In all honesty, the only post 1992 Danzig album that I really dug was 2010’s Deth Red Sabaoth. Whilst it is not perfect and it is certainly a fair way from the any of the group’s seminal efforts, it is decent enough in my books. Now, in fairness, I’m not going to comment on Skeletons. The less said the better on that one. But I feel it’s my duty to comment on the group’s tenth studio album, dubbed Black Laden Crown.
I’m not entirely sure where to begin with this one. There are so many starting points, and to be quite frank, almost none of them are pleasant. Right, so maybe I should focus on the positive here. The album’s brightest moment is the final track, “Pull the Sun”. It’s not a rockin’ track per se. It just simmers effortlessly, boiling just under the surface with a darkness that one would expect from anything Glenn Danzig puts his name to. It’s so simple yet so damn likeable. To be honest, if only there was more of this across the rest of the album then the rest of my review wouldn’t be so harsh.
To be frank, overall, it’s all a bit shit when it there is 40 minutes of dull, uninteresting and generally inconsistent muck that one has to wade through just to get to the best bit which is only a single track. The other eight tracks on here are chock full of boring guitar parts, pathetic lead breaks and guitar harmonies that sound almost out of tune by a fraction of a tone. Don’t even start me on Danzig’s lethargic vocals that really sound like he’s in need of an oxygen tent when singing. At times, Danzig sounds like he’s nowhere near the mic and other times, it sounds like he is trying to devour it because he missed lunch.
The overall consistency of the sound quality of this album is a big issue. As well as the aforementioned vocal distance issues, I can hear clipping here and there as well and that just shouldn’t happen in this day and age with all of the technology afforded to artists. What also does not help with all of this is the guitars. Boring, bland riffs aside, guitar parts above the riffs sometimes sound as if they are a fraction out of tune, and don’t even start me on some of the “lead breaks” that sound like they are being performed by a teenager who has been playing for about six weeks but thinks he’s Eddie Van Halen. I’m sure that’s not the case but it sure as hell sounds like it at times.

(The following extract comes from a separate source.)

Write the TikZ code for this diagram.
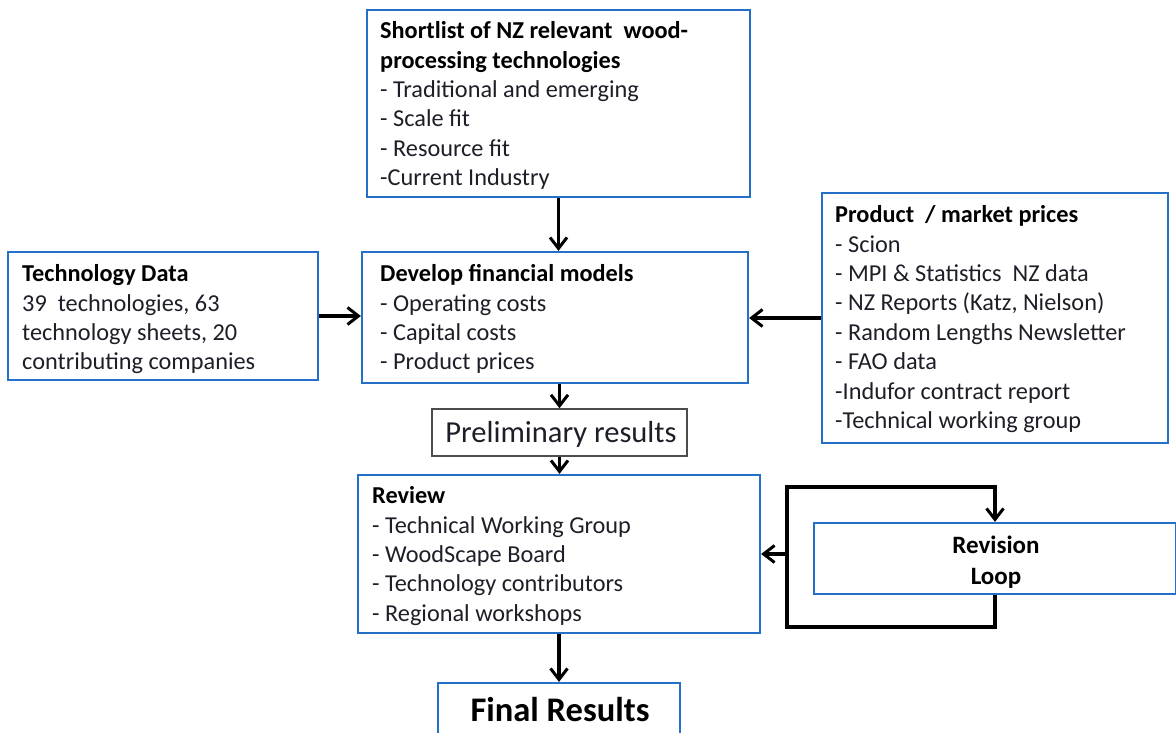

I really don’t know if I could recommend this album to even the most diehard Danzig fans. Sure Danzig is getting up there in years. Hell, we all are. Well, some of us. Ok, well, this reviewer is slowly but surely. But really, this is the weakest Danzig album in sometime. Perhaps it would be a different story if at least some of those issues above were corrected – specifically the sonic and inconsistency issues more so than anything else. Then, maybe then, this might scrape by. But when all of these problems are in the same melting pot, the end result is a diabolical mess that is best avoided.